[Written task] Quote all lines below exactly. Images stay out.

[Given material]
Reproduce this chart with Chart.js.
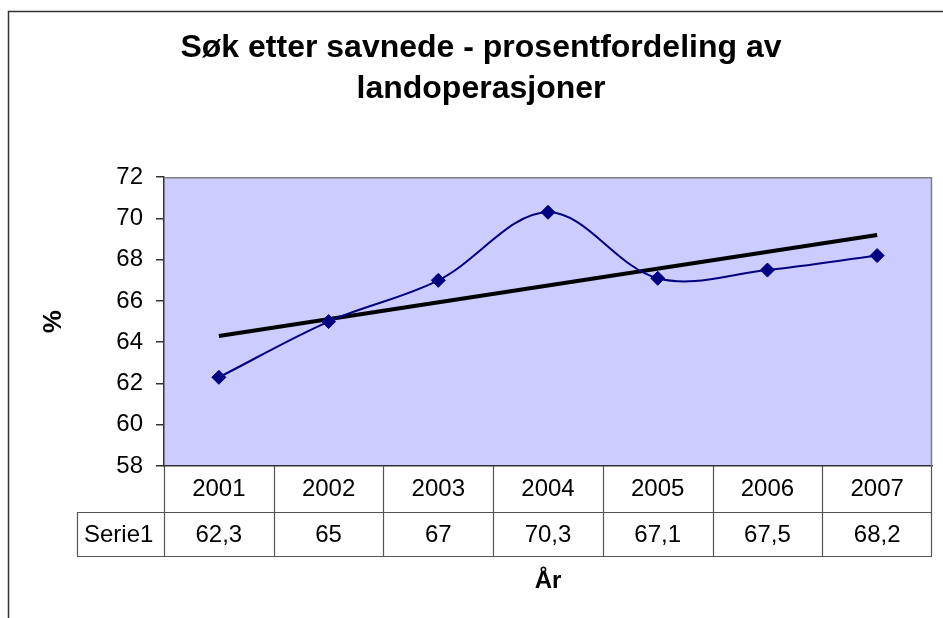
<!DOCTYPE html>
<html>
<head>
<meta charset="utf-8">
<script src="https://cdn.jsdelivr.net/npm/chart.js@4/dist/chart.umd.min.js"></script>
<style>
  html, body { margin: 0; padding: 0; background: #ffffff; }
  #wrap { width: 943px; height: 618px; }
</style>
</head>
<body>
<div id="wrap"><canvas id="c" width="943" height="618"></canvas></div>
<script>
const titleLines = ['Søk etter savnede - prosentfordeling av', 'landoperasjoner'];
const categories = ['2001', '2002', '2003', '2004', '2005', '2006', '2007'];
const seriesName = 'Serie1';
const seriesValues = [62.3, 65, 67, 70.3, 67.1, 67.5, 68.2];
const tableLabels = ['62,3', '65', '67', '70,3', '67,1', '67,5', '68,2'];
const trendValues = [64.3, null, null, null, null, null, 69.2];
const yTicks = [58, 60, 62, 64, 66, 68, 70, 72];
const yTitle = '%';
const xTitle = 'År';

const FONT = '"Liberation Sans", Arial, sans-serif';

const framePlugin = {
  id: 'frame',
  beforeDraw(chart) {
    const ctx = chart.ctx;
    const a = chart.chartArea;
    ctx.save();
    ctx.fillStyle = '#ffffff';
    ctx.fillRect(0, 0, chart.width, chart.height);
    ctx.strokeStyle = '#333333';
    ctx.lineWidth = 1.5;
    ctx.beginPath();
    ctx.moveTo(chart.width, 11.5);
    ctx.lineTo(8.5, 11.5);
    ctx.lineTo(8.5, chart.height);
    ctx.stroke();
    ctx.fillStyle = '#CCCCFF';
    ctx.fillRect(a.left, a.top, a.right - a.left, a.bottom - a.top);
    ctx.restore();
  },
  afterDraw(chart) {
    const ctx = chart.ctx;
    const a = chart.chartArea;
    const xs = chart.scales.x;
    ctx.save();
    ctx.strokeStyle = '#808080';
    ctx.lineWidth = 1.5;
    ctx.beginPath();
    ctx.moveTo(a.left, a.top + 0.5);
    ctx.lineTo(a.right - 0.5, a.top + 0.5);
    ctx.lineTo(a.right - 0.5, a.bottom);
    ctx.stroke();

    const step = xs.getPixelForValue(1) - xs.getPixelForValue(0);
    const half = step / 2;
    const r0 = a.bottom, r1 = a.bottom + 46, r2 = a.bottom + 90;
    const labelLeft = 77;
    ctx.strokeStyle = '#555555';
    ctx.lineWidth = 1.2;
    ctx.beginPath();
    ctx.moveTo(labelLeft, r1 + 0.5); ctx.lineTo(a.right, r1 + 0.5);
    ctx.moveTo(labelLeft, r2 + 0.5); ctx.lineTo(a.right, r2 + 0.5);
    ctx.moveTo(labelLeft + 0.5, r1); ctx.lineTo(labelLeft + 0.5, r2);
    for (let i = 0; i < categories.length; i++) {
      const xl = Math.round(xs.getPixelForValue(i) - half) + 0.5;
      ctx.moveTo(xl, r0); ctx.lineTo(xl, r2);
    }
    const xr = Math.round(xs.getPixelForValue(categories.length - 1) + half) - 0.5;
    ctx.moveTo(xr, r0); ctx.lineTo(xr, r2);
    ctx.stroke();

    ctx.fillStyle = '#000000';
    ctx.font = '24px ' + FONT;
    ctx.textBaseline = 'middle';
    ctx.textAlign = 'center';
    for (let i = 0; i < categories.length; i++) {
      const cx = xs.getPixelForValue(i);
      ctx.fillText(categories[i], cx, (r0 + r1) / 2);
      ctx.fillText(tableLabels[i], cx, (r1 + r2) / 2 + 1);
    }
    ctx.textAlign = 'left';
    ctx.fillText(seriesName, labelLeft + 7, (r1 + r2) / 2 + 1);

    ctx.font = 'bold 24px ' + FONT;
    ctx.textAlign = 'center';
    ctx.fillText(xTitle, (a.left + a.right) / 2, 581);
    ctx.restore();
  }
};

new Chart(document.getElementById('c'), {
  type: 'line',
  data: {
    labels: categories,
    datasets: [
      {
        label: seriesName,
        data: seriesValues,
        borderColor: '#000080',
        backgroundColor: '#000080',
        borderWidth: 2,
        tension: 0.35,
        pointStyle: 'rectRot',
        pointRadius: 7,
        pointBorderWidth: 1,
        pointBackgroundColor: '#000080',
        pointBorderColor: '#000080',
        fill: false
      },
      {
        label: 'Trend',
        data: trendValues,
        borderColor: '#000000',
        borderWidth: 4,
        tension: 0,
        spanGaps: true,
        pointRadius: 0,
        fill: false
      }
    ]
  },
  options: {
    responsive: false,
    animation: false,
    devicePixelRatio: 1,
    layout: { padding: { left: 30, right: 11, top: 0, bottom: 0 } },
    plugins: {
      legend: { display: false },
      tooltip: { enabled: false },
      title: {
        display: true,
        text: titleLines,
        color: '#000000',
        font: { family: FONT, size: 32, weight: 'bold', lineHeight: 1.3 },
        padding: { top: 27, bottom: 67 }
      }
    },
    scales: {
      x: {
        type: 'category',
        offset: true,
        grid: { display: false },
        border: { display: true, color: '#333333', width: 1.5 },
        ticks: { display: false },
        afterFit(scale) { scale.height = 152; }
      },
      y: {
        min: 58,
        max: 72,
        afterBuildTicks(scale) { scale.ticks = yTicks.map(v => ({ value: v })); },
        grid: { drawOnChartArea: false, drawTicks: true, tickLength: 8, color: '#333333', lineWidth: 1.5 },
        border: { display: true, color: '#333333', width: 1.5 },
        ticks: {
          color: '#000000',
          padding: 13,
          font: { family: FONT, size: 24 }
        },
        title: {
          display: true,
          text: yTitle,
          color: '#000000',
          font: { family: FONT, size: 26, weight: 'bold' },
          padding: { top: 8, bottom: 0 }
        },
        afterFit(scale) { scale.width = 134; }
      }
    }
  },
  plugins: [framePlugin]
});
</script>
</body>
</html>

[Solution]
Reproduce this chart with Chart.js.
<!DOCTYPE html>
<html>
<head>
<meta charset="utf-8">
<script src="https://cdn.jsdelivr.net/npm/chart.js@4/dist/chart.umd.min.js"></script>
<style>
  html, body { margin: 0; padding: 0; background: #ffffff; }
  #wrap { width: 943px; height: 618px; }
</style>
</head>
<body>
<div id="wrap"><canvas id="c" width="943" height="618"></canvas></div>
<script>
const titleLines = ['Søk etter savnede - prosentfordeling av', 'landoperasjoner'];
const categories = ['2001', '2002', '2003', '2004', '2005', '2006', '2007'];
const seriesName = 'Serie1';
const seriesValues = [62.3, 65, 67, 70.3, 67.1, 67.5, 68.2];
const tableLabels = ['62,3', '65', '67', '70,3', '67,1', '67,5', '68,2'];
const trendValues = [64.3, null, null, null, null, null, 69.2];
const yTicks = [58, 60, 62, 64, 66, 68, 70, 72];
const yTitle = '%';
const xTitle = 'År';

const FONT = '"Liberation Sans", Arial, sans-serif';

const framePlugin = {
  id: 'frame',
  beforeDraw(chart) {
    const ctx = chart.ctx;
    const a = chart.chartArea;
    ctx.save();
    ctx.fillStyle = '#ffffff';
    ctx.fillRect(0, 0, chart.width, chart.height);
    ctx.strokeStyle = '#333333';
    ctx.lineWidth = 1.5;
    ctx.beginPath();
    ctx.moveTo(chart.width, 11.5);
    ctx.lineTo(8.5, 11.5);
    ctx.lineTo(8.5, chart.height);
    ctx.stroke();
    ctx.fillStyle = '#CCCCFF';
    ctx.fillRect(a.left, a.top, a.right - a.left, a.bottom - a.top);
    ctx.restore();
  },
  afterDraw(chart) {
    const ctx = chart.ctx;
    const a = chart.chartArea;
    const xs = chart.scales.x;
    ctx.save();
    ctx.strokeStyle = '#808080';
    ctx.lineWidth = 1.5;
    ctx.beginPath();
    ctx.moveTo(a.left, a.top + 0.5);
    ctx.lineTo(a.right - 0.5, a.top + 0.5);
    ctx.lineTo(a.right - 0.5, a.bottom);
    ctx.stroke();

    const step = xs.getPixelForValue(1) - xs.getPixelForValue(0);
    const half = step / 2;
    const r0 = a.bottom, r1 = a.bottom + 46, r2 = a.bottom + 90;
    const labelLeft = 77;
    ctx.strokeStyle = '#555555';
    ctx.lineWidth = 1.2;
    ctx.beginPath();
    ctx.moveTo(labelLeft, r1 + 0.5); ctx.lineTo(a.right, r1 + 0.5);
    ctx.moveTo(labelLeft, r2 + 0.5); ctx.lineTo(a.right, r2 + 0.5);
    ctx.moveTo(labelLeft + 0.5, r1); ctx.lineTo(labelLeft + 0.5, r2);
    for (let i = 0; i < categories.length; i++) {
      const xl = Math.round(xs.getPixelForValue(i) - half) + 0.5;
      ctx.moveTo(xl, r0); ctx.lineTo(xl, r2);
    }
    const xr = Math.round(xs.getPixelForValue(categories.length - 1) + half) - 0.5;
    ctx.moveTo(xr, r0); ctx.lineTo(xr, r2);
    ctx.stroke();

    ctx.fillStyle = '#000000';
    ctx.font = '24px ' + FONT;
    ctx.textBaseline = 'middle';
    ctx.textAlign = 'center';
    for (let i = 0; i < categories.length; i++) {
      const cx = xs.getPixelForValue(i);
      ctx.fillText(categories[i], cx, (r0 + r1) / 2);
      ctx.fillText(tableLabels[i], cx, (r1 + r2) / 2 + 1);
    }
    ctx.textAlign = 'left';
    ctx.fillText(seriesName, labelLeft + 7, (r1 + r2) / 2 + 1);

    ctx.font = 'bold 24px ' + FONT;
    ctx.textAlign = 'center';
    ctx.fillText(xTitle, (a.left + a.right) / 2, 581);
    ctx.restore();
  }
};

new Chart(document.getElementById('c'), {
  type: 'line',
  data: {
    labels: categories,
    datasets: [
      {
        label: seriesName,
        data: seriesValues,
        borderColor: '#000080',
        backgroundColor: '#000080',
        borderWidth: 2,
        tension: 0.35,
        pointStyle: 'rectRot',
        pointRadius: 7,
        pointBorderWidth: 1,
        pointBackgroundColor: '#000080',
        pointBorderColor: '#000080',
        fill: false
      },
      {
        label: 'Trend',
        data: trendValues,
        borderColor: '#000000',
        borderWidth: 4,
        tension: 0,
        spanGaps: true,
        pointRadius: 0,
        fill: false
      }
    ]
  },
  options: {
    responsive: false,
    animation: false,
    devicePixelRatio: 1,
    layout: { padding: { left: 30, right: 11, top: 0, bottom: 0 } },
    plugins: {
      legend: { display: false },
      tooltip: { enabled: false },
      title: {
        display: true,
        text: titleLines,
        color: '#000000',
        font: { family: FONT, size: 32, weight: 'bold', lineHeight: 1.3 },
        padding: { top: 27, bottom: 67 }
      }
    },
    scales: {
      x: {
        type: 'category',
        offset: true,
        grid: { display: false },
        border: { display: true, color: '#333333', width: 1.5 },
        ticks: { display: false },
        afterFit(scale) { scale.height = 152; }
      },
      y: {
        min: 58,
        max: 72,
        afterBuildTicks(scale) { scale.ticks = yTicks.map(v => ({ value: v })); },
        grid: { drawOnChartArea: false, drawTicks: true, tickLength: 8, color: '#333333', lineWidth: 1.5 },
        border: { display: true, color: '#333333', width: 1.5 },
        ticks: {
          color: '#000000',
          padding: 13,
          font: { family: FONT, size: 24 }
        },
        title: {
          display: true,
          text: yTitle,
          color: '#000000',
          font: { family: FONT, size: 26, weight: 'bold' },
          padding: { top: 8, bottom: 0 }
        },
        afterFit(scale) { scale.width = 134; }
      }
    }
  },
  plugins: [framePlugin]
});
</script>
</body>
</html>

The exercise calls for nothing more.